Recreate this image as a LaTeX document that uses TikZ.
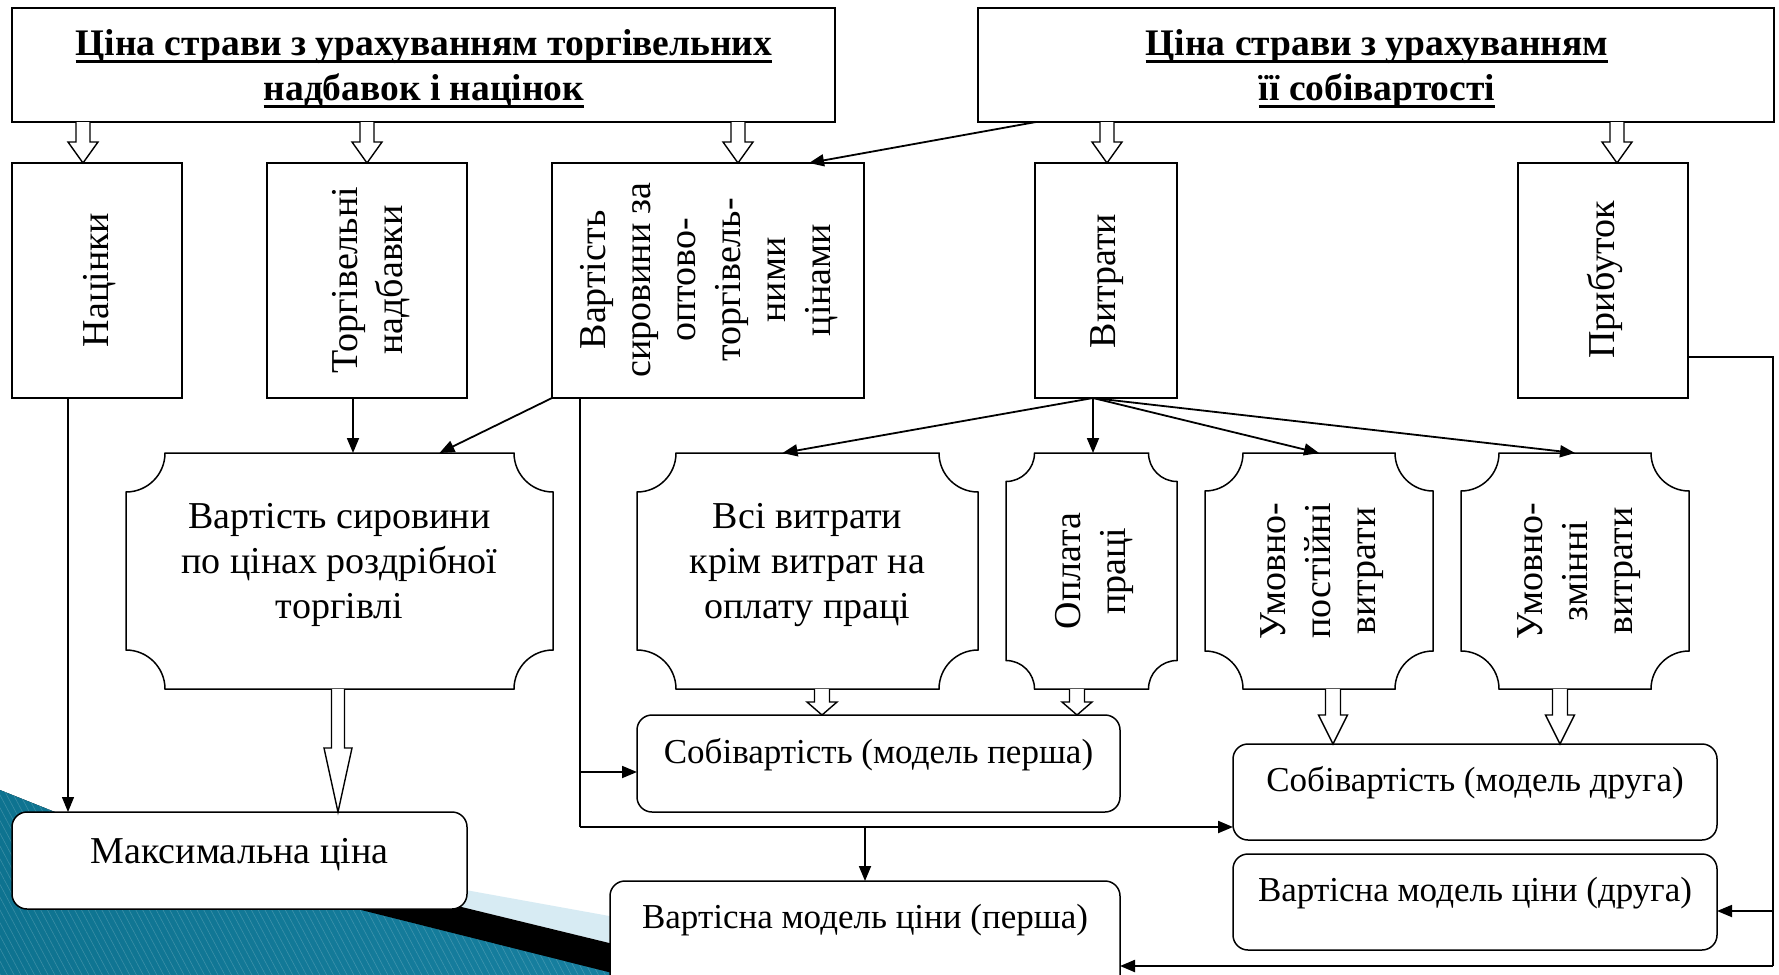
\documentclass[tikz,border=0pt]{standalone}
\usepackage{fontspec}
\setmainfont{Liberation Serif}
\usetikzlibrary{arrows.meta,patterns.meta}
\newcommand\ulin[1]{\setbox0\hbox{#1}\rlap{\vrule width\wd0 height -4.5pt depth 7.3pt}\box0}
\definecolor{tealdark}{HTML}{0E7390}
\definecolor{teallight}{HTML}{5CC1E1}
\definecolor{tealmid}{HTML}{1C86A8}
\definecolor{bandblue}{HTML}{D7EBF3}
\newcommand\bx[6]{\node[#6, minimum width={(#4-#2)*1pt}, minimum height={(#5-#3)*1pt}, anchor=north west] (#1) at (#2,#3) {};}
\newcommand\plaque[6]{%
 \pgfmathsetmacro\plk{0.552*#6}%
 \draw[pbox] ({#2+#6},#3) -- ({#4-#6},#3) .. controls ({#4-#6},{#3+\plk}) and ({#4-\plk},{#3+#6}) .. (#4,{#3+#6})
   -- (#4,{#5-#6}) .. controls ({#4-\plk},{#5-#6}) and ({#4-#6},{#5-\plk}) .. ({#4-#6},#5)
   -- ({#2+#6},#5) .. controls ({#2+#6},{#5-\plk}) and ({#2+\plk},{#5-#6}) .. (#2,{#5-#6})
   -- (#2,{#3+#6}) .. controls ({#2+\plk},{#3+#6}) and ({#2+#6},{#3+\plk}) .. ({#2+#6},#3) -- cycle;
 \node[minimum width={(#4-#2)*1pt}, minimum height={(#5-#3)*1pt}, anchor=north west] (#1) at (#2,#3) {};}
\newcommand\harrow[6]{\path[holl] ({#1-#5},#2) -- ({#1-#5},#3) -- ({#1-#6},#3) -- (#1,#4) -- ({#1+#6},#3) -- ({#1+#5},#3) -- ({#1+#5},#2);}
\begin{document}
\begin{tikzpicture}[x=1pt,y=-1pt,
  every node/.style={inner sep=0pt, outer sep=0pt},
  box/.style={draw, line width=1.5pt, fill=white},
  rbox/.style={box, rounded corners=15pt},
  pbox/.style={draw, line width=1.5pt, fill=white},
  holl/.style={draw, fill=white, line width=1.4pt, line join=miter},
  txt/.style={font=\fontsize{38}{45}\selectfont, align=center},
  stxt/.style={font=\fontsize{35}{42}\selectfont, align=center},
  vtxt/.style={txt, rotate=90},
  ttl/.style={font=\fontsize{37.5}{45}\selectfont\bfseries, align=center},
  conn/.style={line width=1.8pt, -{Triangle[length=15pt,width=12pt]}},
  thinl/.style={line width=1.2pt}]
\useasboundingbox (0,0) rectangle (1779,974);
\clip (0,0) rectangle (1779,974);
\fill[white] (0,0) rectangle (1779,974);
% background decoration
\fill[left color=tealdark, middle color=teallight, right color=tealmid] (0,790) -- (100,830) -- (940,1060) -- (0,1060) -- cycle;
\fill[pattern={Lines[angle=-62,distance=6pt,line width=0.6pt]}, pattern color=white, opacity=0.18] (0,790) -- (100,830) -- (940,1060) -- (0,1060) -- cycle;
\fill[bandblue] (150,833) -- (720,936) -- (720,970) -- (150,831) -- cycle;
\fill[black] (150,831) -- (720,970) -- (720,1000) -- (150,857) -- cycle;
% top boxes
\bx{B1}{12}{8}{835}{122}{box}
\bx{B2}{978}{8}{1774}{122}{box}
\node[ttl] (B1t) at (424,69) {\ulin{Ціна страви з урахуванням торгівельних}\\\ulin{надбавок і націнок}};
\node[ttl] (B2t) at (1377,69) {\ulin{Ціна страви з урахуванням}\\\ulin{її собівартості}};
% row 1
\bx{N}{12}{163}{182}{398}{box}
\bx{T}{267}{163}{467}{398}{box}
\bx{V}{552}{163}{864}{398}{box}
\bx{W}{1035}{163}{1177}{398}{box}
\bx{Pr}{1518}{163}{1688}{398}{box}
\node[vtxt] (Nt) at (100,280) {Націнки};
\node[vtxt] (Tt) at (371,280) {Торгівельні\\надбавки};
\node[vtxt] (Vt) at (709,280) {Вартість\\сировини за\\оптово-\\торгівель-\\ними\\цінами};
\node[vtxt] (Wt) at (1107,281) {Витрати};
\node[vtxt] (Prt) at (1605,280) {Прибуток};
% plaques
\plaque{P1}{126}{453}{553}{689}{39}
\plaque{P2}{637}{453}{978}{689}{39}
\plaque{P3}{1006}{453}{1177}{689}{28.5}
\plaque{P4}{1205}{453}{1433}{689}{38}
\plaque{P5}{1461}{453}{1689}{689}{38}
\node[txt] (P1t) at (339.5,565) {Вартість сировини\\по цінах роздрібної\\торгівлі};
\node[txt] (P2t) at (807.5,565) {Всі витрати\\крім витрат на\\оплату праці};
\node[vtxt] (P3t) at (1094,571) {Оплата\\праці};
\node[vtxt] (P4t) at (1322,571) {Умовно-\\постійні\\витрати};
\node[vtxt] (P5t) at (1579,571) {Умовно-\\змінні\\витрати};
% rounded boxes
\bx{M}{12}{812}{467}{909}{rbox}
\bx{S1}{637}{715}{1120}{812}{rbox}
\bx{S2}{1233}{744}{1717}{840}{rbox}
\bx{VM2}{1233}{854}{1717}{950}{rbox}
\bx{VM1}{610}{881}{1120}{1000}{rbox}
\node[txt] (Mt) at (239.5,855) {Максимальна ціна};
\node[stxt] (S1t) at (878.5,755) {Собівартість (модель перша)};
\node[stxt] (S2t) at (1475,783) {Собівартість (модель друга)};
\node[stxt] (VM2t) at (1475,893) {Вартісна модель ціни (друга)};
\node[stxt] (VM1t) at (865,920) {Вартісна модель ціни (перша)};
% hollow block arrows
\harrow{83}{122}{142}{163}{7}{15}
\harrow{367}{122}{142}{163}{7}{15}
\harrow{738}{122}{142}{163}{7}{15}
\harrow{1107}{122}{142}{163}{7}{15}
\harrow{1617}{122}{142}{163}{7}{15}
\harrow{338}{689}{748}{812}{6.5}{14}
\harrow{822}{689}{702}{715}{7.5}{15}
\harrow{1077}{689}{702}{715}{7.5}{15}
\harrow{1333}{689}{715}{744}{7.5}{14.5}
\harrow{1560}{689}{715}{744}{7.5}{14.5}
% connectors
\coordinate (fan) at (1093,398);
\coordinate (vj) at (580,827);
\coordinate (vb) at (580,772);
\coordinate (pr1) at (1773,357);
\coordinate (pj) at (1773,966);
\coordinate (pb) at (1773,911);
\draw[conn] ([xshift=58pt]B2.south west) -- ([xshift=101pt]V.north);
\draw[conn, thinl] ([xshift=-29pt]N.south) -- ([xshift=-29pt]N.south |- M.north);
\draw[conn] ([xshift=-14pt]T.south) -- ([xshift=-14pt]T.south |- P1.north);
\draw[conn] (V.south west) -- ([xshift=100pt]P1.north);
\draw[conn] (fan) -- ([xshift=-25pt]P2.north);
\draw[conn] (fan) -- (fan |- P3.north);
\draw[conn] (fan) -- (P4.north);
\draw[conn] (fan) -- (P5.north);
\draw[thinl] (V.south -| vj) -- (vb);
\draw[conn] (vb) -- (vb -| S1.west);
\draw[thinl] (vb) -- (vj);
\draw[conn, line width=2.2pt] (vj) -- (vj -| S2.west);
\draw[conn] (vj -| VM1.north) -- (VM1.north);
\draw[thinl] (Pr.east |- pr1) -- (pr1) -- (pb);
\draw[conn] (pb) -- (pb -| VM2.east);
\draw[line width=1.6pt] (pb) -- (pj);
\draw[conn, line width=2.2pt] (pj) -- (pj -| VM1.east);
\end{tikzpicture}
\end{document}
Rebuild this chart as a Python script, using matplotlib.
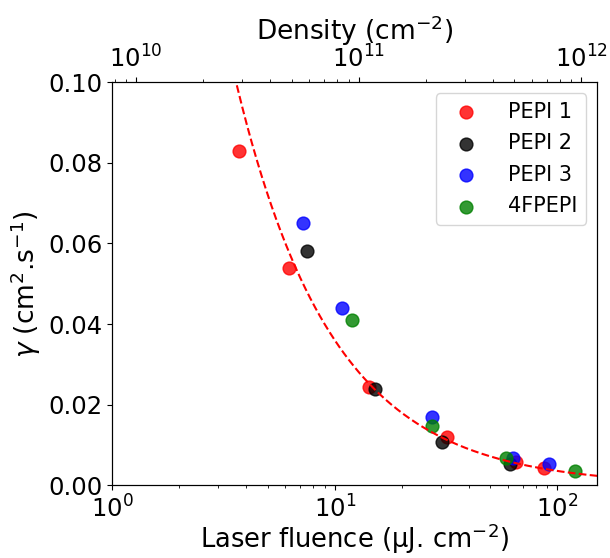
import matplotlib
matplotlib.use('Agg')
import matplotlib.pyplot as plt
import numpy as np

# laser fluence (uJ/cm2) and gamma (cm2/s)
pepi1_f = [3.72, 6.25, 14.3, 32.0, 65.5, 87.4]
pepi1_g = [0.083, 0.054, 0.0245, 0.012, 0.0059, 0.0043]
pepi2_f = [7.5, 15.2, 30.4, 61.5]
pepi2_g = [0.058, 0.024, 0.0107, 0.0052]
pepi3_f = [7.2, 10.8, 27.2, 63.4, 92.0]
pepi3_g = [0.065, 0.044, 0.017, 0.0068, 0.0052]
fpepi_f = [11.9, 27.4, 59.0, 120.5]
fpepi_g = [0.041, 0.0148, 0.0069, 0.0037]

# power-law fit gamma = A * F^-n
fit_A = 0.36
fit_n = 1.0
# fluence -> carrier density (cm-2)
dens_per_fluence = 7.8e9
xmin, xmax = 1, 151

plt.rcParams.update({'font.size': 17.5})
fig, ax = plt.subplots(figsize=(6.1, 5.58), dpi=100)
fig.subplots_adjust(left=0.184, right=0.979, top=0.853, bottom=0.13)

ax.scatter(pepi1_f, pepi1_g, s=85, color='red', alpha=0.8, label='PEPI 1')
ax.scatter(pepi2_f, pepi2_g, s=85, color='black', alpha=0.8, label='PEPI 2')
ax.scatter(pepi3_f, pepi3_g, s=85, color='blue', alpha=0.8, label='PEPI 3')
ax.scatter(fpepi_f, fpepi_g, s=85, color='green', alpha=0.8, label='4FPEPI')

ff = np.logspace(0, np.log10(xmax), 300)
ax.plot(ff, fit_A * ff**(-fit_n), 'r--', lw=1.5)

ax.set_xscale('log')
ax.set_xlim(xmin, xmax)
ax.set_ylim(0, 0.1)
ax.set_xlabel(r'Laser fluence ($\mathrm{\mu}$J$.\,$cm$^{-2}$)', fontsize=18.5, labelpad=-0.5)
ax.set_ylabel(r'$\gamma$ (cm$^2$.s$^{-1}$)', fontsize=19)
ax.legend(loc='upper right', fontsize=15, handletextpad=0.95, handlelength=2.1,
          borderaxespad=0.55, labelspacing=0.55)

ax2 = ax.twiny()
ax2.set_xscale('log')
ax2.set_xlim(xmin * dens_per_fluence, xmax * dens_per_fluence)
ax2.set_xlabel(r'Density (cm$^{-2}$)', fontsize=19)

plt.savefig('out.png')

━━━━━━━━━━━━━━━━━━━━━━━━━━━━━━

→ Task
From the records above, copy only the lines running from the line holding "Rebuild this chart" through the line holding "fpepi_g = [0.041, 0.0148, 0.0069, 0.0037]", with no pictures.

→ Answer to the problem
Rebuild this chart as a Python script, using matplotlib.
import matplotlib
matplotlib.use('Agg')
import matplotlib.pyplot as plt
import numpy as np

# laser fluence (uJ/cm2) and gamma (cm2/s)
pepi1_f = [3.72, 6.25, 14.3, 32.0, 65.5, 87.4]
pepi1_g = [0.083, 0.054, 0.0245, 0.012, 0.0059, 0.0043]
pepi2_f = [7.5, 15.2, 30.4, 61.5]
pepi2_g = [0.058, 0.024, 0.0107, 0.0052]
pepi3_f = [7.2, 10.8, 27.2, 63.4, 92.0]
pepi3_g = [0.065, 0.044, 0.017, 0.0068, 0.0052]
fpepi_f = [11.9, 27.4, 59.0, 120.5]
fpepi_g = [0.041, 0.0148, 0.0069, 0.0037]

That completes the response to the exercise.